== Supplied data ==

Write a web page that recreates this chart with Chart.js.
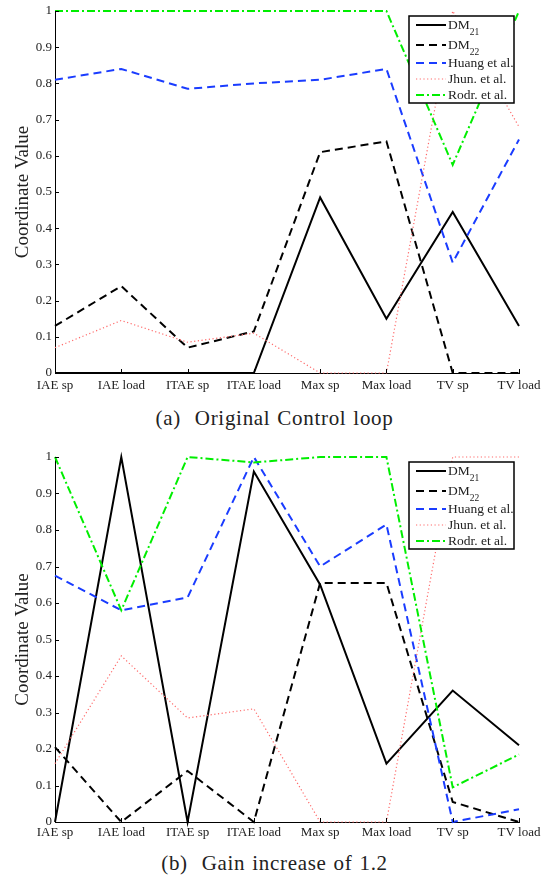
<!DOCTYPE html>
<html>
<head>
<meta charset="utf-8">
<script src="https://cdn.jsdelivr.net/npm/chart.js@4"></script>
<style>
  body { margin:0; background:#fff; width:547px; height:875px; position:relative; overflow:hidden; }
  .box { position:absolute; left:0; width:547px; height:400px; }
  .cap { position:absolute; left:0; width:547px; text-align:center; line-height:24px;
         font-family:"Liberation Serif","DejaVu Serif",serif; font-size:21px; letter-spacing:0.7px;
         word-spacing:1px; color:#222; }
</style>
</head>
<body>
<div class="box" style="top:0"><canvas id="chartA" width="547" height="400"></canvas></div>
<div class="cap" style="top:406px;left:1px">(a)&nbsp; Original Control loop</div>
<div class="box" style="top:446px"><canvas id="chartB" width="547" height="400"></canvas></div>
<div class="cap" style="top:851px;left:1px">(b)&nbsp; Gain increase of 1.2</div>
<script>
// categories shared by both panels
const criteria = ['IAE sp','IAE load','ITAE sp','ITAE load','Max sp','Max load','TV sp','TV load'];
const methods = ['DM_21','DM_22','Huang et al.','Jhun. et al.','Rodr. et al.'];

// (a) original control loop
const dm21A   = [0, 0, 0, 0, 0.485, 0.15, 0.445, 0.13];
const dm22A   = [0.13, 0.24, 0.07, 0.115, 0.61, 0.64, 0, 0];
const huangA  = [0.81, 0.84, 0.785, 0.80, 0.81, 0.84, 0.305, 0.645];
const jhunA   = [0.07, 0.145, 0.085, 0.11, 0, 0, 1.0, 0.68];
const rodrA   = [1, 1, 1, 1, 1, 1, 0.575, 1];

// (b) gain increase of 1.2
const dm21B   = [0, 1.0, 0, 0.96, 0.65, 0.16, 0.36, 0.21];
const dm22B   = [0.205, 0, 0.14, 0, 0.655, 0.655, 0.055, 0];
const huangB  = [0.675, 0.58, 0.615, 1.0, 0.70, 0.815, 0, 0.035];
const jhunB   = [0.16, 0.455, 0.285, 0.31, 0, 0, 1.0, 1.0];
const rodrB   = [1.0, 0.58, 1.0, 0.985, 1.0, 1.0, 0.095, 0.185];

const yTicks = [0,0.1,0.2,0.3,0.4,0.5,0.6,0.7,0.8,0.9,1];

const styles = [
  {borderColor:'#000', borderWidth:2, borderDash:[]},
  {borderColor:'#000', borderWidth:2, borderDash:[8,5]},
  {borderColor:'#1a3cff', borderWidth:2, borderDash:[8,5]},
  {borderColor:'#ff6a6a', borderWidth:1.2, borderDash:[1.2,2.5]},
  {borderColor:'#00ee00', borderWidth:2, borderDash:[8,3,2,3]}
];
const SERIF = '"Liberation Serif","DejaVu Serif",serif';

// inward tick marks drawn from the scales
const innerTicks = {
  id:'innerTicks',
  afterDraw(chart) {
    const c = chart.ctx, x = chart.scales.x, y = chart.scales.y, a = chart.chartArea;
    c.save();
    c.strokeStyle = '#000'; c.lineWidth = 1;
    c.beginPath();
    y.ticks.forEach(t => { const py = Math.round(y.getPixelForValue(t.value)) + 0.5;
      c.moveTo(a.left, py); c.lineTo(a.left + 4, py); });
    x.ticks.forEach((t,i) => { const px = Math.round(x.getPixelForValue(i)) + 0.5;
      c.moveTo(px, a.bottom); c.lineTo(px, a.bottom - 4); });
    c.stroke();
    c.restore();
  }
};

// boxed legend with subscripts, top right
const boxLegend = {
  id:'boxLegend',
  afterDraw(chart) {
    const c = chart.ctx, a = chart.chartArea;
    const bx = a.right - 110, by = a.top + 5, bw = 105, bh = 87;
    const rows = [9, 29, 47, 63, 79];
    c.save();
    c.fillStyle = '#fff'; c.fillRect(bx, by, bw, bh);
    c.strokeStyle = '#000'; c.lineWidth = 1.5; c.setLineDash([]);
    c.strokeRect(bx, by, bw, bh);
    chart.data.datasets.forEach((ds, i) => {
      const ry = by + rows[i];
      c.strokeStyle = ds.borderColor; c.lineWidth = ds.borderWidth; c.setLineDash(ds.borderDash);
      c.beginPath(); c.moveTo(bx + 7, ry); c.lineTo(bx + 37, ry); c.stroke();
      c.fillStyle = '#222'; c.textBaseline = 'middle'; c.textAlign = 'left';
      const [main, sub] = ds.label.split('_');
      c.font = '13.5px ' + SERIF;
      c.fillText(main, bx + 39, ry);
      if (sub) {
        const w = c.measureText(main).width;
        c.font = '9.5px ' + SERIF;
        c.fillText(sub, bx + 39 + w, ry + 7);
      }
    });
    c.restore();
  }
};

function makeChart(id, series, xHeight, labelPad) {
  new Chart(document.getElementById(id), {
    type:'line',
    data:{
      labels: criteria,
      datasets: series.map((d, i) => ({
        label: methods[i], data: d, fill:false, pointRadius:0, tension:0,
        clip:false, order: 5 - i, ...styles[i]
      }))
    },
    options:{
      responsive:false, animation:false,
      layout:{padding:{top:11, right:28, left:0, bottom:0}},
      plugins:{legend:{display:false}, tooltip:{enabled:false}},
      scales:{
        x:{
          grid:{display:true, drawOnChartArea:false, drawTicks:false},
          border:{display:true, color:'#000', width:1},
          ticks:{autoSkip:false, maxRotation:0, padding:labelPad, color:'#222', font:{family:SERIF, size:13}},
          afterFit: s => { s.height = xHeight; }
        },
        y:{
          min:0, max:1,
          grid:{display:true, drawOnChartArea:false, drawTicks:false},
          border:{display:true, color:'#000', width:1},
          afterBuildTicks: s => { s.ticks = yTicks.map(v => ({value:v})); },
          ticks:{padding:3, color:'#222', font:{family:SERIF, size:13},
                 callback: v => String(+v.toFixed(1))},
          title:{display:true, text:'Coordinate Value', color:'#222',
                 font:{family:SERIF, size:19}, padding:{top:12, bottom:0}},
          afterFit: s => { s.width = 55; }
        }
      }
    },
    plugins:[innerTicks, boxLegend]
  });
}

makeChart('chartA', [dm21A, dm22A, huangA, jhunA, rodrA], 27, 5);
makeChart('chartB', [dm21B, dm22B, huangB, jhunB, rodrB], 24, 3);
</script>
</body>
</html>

===

Instruction
Repeat the data above exactly, but not the pictures.

Expected answer
Write a web page that recreates this chart with Chart.js.
<!DOCTYPE html>
<html>
<head>
<meta charset="utf-8">
<script src="https://cdn.jsdelivr.net/npm/chart.js@4"></script>
<style>
  body { margin:0; background:#fff; width:547px; height:875px; position:relative; overflow:hidden; }
  .box { position:absolute; left:0; width:547px; height:400px; }
  .cap { position:absolute; left:0; width:547px; text-align:center; line-height:24px;
         font-family:"Liberation Serif","DejaVu Serif",serif; font-size:21px; letter-spacing:0.7px;
         word-spacing:1px; color:#222; }
</style>
</head>
<body>
<div class="box" style="top:0"><canvas id="chartA" width="547" height="400"></canvas></div>
<div class="cap" style="top:406px;left:1px">(a)&nbsp; Original Control loop</div>
<div class="box" style="top:446px"><canvas id="chartB" width="547" height="400"></canvas></div>
<div class="cap" style="top:851px;left:1px">(b)&nbsp; Gain increase of 1.2</div>
<script>
// categories shared by both panels
const criteria = ['IAE sp','IAE load','ITAE sp','ITAE load','Max sp','Max load','TV sp','TV load'];
const methods = ['DM_21','DM_22','Huang et al.','Jhun. et al.','Rodr. et al.'];

// (a) original control loop
const dm21A   = [0, 0, 0, 0, 0.485, 0.15, 0.445, 0.13];
const dm22A   = [0.13, 0.24, 0.07, 0.115, 0.61, 0.64, 0, 0];
const huangA  = [0.81, 0.84, 0.785, 0.80, 0.81, 0.84, 0.305, 0.645];
const jhunA   = [0.07, 0.145, 0.085, 0.11, 0, 0, 1.0, 0.68];
const rodrA   = [1, 1, 1, 1, 1, 1, 0.575, 1];

// (b) gain increase of 1.2
const dm21B   = [0, 1.0, 0, 0.96, 0.65, 0.16, 0.36, 0.21];
const dm22B   = [0.205, 0, 0.14, 0, 0.655, 0.655, 0.055, 0];
const huangB  = [0.675, 0.58, 0.615, 1.0, 0.70, 0.815, 0, 0.035];
const jhunB   = [0.16, 0.455, 0.285, 0.31, 0, 0, 1.0, 1.0];
const rodrB   = [1.0, 0.58, 1.0, 0.985, 1.0, 1.0, 0.095, 0.185];

const yTicks = [0,0.1,0.2,0.3,0.4,0.5,0.6,0.7,0.8,0.9,1];

const styles = [
  {borderColor:'#000', borderWidth:2, borderDash:[]},
  {borderColor:'#000', borderWidth:2, borderDash:[8,5]},
  {borderColor:'#1a3cff', borderWidth:2, borderDash:[8,5]},
  {borderColor:'#ff6a6a', borderWidth:1.2, borderDash:[1.2,2.5]},
  {borderColor:'#00ee00', borderWidth:2, borderDash:[8,3,2,3]}
];
const SERIF = '"Liberation Serif","DejaVu Serif",serif';

// inward tick marks drawn from the scales
const innerTicks = {
  id:'innerTicks',
  afterDraw(chart) {
    const c = chart.ctx, x = chart.scales.x, y = chart.scales.y, a = chart.chartArea;
    c.save();
    c.strokeStyle = '#000'; c.lineWidth = 1;
    c.beginPath();
    y.ticks.forEach(t => { const py = Math.round(y.getPixelForValue(t.value)) + 0.5;
      c.moveTo(a.left, py); c.lineTo(a.left + 4, py); });
    x.ticks.forEach((t,i) => { const px = Math.round(x.getPixelForValue(i)) + 0.5;
      c.moveTo(px, a.bottom); c.lineTo(px, a.bottom - 4); });
    c.stroke();
    c.restore();
  }
};

// boxed legend with subscripts, top right
const boxLegend = {
  id:'boxLegend',
  afterDraw(chart) {
    const c = chart.ctx, a = chart.chartArea;
    const bx = a.right - 110, by = a.top + 5, bw = 105, bh = 87;
    const rows = [9, 29, 47, 63, 79];
    c.save();
    c.fillStyle = '#fff'; c.fillRect(bx, by, bw, bh);
    c.strokeStyle = '#000'; c.lineWidth = 1.5; c.setLineDash([]);
    c.strokeRect(bx, by, bw, bh);
    chart.data.datasets.forEach((ds, i) => {
      const ry = by + rows[i];
      c.strokeStyle = ds.borderColor; c.lineWidth = ds.borderWidth; c.setLineDash(ds.borderDash);
      c.beginPath(); c.moveTo(bx + 7, ry); c.lineTo(bx + 37, ry); c.stroke();
      c.fillStyle = '#222'; c.textBaseline = 'middle'; c.textAlign = 'left';
      const [main, sub] = ds.label.split('_');
      c.font = '13.5px ' + SERIF;
      c.fillText(main, bx + 39, ry);
      if (sub) {
        const w = c.measureText(main).width;
        c.font = '9.5px ' + SERIF;
        c.fillText(sub, bx + 39 + w, ry + 7);
      }
    });
    c.restore();
  }
};

function makeChart(id, series, xHeight, labelPad) {
  new Chart(document.getElementById(id), {
    type:'line',
    data:{
      labels: criteria,
      datasets: series.map((d, i) => ({
        label: methods[i], data: d, fill:false, pointRadius:0, tension:0,
        clip:false, order: 5 - i, ...styles[i]
      }))
    },
    options:{
      responsive:false, animation:false,
      layout:{padding:{top:11, right:28, left:0, bottom:0}},
      plugins:{legend:{display:false}, tooltip:{enabled:false}},
      scales:{
        x:{
          grid:{display:true, drawOnChartArea:false, drawTicks:false},
          border:{display:true, color:'#000', width:1},
          ticks:{autoSkip:false, maxRotation:0, padding:labelPad, color:'#222', font:{family:SERIF, size:13}},
          afterFit: s => { s.height = xHeight; }
        },
        y:{
          min:0, max:1,
          grid:{display:true, drawOnChartArea:false, drawTicks:false},
          border:{display:true, color:'#000', width:1},
          afterBuildTicks: s => { s.ticks = yTicks.map(v => ({value:v})); },
          ticks:{padding:3, color:'#222', font:{family:SERIF, size:13},
                 callback: v => String(+v.toFixed(1))},
          title:{display:true, text:'Coordinate Value', color:'#222',
                 font:{family:SERIF, size:19}, padding:{top:12, bottom:0}},
          afterFit: s => { s.width = 55; }
        }
      }
    },
    plugins:[innerTicks, boxLegend]
  });
}

makeChart('chartA', [dm21A, dm22A, huangA, jhunA, rodrA], 27, 5);
makeChart('chartB', [dm21B, dm22B, huangB, jhunB, rodrB], 24, 3);
</script>
</body>
</html>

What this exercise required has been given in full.